Access Management

As your business develops and grows, you should be increasingly concerned about the security of your IT network. Organization needs to know who accesses their network, how they are getting in, and what they are privy to once they are in – and they must be able to specify these permissions for their users. Specifically, organizations need to focus closely on identity and access management in increasingly diverse digital environments. Online and cloud-based systems mean that intruders, or well-meaning but misguided and unauthorized staff, can potentially get access to your communications systems, internal administration, web site, and financial systems, as well as any online services you provide.

Optimal access management ensures that business objectives are met efficiently. Well-managed identities securely allocate access to the relevant resources within an organization’s network, even with a complex and changing hierarchy of users. Proper authentication at the initial point of access, for one, protects proprietary information and assets; it reduces unauthorized access to corporate assets and data and the resulting financial loss from such a breach. Businesses also need to be concerned with issues such as meeting rigorous compliance requirements and meeting the needs of employees, customers, vendors, contractors and other groups of users and stakeholders.

Present-day business needs require understanding of business structure as well as technical knowledge. This means companies must deploy comprehensive systems of identity and access management (IAMs) that address both diverse needs and evolving demands. A mismanaged IAM may lead to unauthorized entry into corporate network perimeters or regulatory non-compliance, either of which could potentially lead to devastating financial loss, legal penalties, or bad publicity.

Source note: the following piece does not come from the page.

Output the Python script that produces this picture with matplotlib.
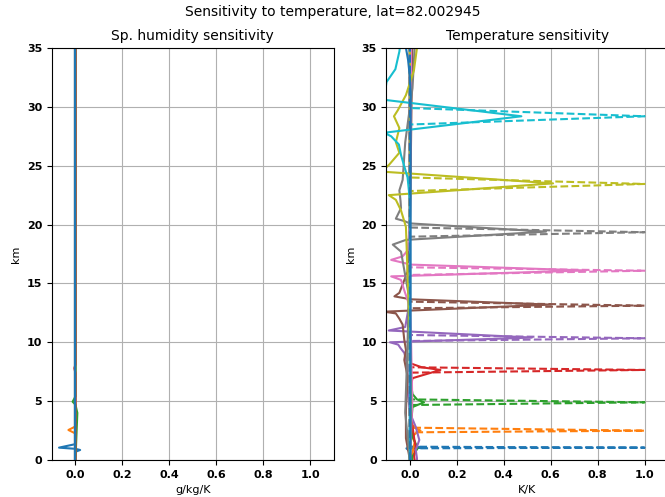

Access Must Be Granted To More Than Just Employees

Though granting employee access to company resources is one of the biggest parts of access management, they are often not the only users to need access. Other people who may need to use the company systems may include vendors and suppliers, customers, and generic or temporary administration accounts.

IAM is not simply about security. There are also financial implications. Effectively managing user identity life cycles may lower costs and increase revenue:

  • There is lower cost of ownership due to improved efficiency in authorization.
  • Security improvements reduce the risk of both internal and external attacks.
  • Improved access to information and resources also increases productivity.
  • Regulatory compliance becomes easier from a central point.